INPUT ROWS -

— START —

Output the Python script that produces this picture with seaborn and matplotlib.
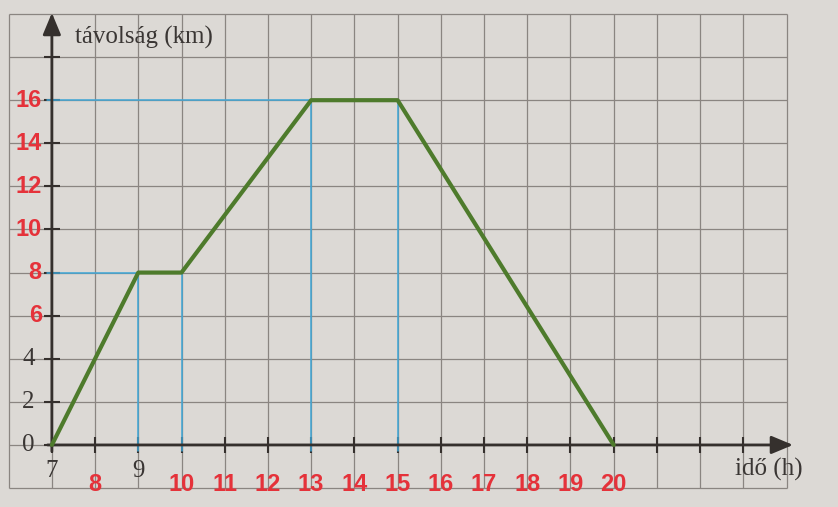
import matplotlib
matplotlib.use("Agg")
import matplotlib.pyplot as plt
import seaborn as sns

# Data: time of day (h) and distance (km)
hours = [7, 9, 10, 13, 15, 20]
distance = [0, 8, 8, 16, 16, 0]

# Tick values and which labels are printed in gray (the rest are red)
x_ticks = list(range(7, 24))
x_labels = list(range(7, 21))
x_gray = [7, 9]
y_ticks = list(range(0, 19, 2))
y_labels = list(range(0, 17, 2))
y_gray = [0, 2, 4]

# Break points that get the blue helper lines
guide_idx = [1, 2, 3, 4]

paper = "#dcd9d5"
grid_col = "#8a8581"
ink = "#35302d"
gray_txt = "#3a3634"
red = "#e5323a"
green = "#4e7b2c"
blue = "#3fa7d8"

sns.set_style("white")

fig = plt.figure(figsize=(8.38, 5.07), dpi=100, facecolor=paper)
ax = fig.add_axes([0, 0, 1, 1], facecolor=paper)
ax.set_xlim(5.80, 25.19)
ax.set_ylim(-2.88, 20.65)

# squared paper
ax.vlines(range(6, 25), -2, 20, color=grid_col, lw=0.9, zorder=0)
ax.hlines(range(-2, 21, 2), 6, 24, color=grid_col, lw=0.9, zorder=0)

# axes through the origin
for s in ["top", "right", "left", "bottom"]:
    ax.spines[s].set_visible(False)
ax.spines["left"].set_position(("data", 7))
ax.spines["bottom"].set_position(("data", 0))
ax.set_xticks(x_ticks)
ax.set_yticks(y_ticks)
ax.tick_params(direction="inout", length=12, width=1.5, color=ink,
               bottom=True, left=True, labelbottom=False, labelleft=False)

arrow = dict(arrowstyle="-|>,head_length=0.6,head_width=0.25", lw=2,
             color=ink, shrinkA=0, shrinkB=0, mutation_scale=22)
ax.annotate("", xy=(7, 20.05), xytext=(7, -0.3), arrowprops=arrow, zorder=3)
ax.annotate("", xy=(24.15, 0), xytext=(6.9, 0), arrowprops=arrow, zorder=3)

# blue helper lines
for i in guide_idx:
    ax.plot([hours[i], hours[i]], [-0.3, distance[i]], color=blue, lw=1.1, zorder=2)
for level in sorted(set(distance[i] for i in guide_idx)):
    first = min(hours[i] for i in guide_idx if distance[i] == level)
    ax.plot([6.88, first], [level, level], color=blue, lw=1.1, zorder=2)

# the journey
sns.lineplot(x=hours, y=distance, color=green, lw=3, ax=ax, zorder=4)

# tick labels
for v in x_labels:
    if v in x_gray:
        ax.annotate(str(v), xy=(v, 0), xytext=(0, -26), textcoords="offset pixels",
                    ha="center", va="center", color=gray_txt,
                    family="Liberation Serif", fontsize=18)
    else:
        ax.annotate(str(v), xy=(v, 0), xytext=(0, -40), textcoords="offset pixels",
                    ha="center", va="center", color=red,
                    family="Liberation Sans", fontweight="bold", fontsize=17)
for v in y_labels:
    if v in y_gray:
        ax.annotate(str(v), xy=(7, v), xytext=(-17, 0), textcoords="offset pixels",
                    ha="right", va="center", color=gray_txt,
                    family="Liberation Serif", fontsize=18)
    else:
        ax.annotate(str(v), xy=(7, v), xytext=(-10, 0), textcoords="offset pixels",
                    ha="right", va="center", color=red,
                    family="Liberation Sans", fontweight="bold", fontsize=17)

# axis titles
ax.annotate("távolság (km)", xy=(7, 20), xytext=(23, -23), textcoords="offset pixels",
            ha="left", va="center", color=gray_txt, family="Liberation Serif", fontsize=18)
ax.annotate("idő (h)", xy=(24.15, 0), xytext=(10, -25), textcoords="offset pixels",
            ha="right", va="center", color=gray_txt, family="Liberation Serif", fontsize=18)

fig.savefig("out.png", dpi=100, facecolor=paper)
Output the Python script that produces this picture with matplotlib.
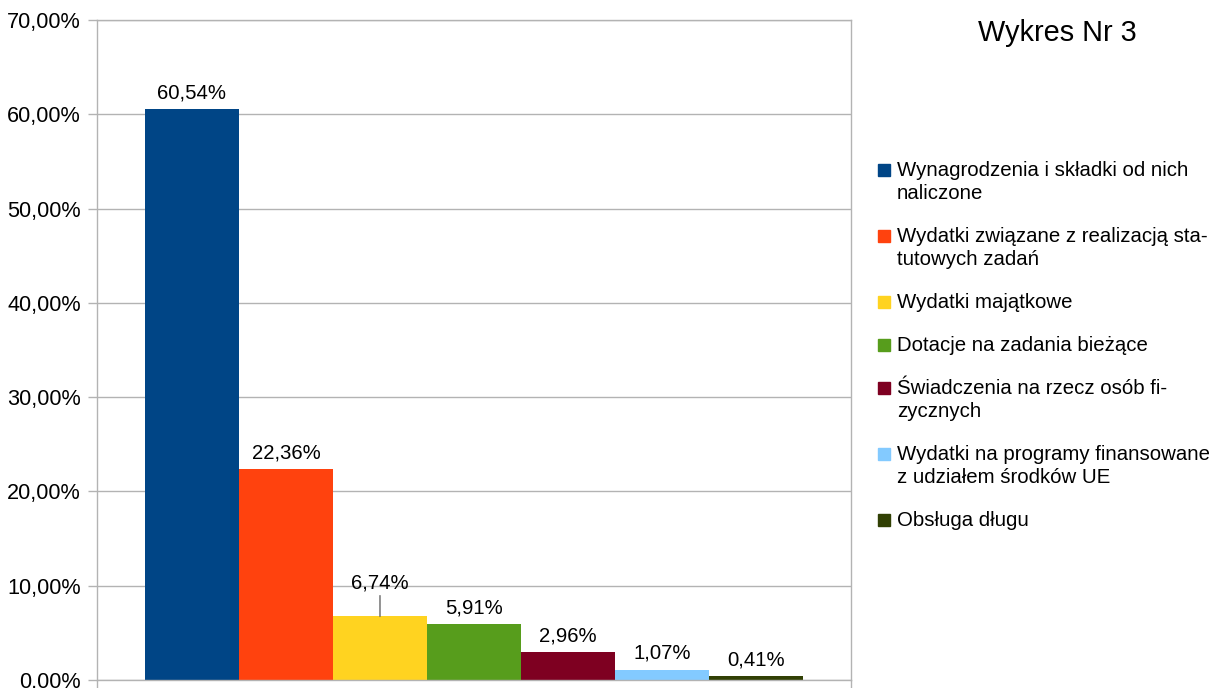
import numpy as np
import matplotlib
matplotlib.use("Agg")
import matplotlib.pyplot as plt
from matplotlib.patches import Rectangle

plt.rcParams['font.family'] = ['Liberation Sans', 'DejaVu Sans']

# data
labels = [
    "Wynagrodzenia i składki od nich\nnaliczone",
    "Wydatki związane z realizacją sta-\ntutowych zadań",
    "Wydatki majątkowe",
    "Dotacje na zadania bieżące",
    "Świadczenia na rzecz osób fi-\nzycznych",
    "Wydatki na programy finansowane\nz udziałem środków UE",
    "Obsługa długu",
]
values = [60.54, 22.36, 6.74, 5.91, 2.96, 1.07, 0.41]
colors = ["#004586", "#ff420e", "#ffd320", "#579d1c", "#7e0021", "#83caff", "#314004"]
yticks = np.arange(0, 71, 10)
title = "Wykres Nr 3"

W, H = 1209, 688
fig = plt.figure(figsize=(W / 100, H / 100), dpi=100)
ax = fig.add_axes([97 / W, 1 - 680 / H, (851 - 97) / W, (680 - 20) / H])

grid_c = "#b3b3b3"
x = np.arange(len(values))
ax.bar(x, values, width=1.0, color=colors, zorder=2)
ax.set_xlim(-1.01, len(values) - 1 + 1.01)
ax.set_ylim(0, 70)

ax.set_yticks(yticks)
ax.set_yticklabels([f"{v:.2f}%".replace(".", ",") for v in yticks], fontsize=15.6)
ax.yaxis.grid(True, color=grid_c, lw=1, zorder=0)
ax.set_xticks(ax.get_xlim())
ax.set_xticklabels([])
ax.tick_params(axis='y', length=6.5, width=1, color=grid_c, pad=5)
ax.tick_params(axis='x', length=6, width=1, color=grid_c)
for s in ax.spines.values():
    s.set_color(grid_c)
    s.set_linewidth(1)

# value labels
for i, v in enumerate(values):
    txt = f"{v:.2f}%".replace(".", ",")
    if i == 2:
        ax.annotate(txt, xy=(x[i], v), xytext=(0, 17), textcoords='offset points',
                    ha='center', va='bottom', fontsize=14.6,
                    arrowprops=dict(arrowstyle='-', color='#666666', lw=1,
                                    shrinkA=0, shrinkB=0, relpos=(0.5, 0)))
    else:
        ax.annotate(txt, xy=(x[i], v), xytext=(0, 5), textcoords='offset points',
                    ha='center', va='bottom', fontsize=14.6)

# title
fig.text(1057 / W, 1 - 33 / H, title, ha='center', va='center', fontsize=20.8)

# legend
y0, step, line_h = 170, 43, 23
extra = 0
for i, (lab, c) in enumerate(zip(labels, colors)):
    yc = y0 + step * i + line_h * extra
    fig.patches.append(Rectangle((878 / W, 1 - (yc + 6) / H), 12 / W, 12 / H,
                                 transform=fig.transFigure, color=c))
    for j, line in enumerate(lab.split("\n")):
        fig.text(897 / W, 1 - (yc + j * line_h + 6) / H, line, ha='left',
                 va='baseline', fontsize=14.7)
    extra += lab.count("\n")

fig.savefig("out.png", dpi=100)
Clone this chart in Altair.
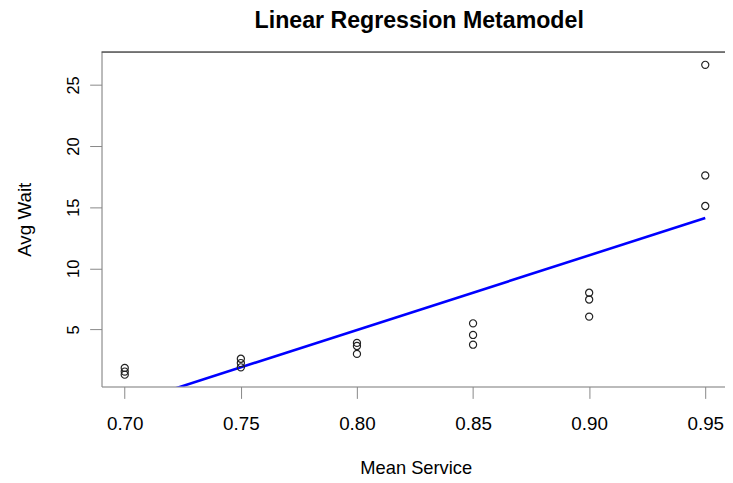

— END —

THE REQUEST -
Set down again, exactly, the lines of the material above from its first line to the one with "bottom=True, left=True, labelbottom=False, labelleft=False)", inclusive. Leave the pictures out.

ANSWER TO THE TASK -
Output the Python script that produces this picture with seaborn and matplotlib.
import matplotlib
matplotlib.use("Agg")
import matplotlib.pyplot as plt
import seaborn as sns

# Data: time of day (h) and distance (km)
hours = [7, 9, 10, 13, 15, 20]
distance = [0, 8, 8, 16, 16, 0]

# Tick values and which labels are printed in gray (the rest are red)
x_ticks = list(range(7, 24))
x_labels = list(range(7, 21))
x_gray = [7, 9]
y_ticks = list(range(0, 19, 2))
y_labels = list(range(0, 17, 2))
y_gray = [0, 2, 4]

# Break points that get the blue helper lines
guide_idx = [1, 2, 3, 4]

paper = "#dcd9d5"
grid_col = "#8a8581"
ink = "#35302d"
gray_txt = "#3a3634"
red = "#e5323a"
green = "#4e7b2c"
blue = "#3fa7d8"

sns.set_style("white")

fig = plt.figure(figsize=(8.38, 5.07), dpi=100, facecolor=paper)
ax = fig.add_axes([0, 0, 1, 1], facecolor=paper)
ax.set_xlim(5.80, 25.19)
ax.set_ylim(-2.88, 20.65)

# squared paper
ax.vlines(range(6, 25), -2, 20, color=grid_col, lw=0.9, zorder=0)
ax.hlines(range(-2, 21, 2), 6, 24, color=grid_col, lw=0.9, zorder=0)

# axes through the origin
for s in ["top", "right", "left", "bottom"]:
    ax.spines[s].set_visible(False)
ax.spines["left"].set_position(("data", 7))
ax.spines["bottom"].set_position(("data", 0))
ax.set_xticks(x_ticks)
ax.set_yticks(y_ticks)
ax.tick_params(direction="inout", length=12, width=1.5, color=ink,
               bottom=True, left=True, labelbottom=False, labelleft=False)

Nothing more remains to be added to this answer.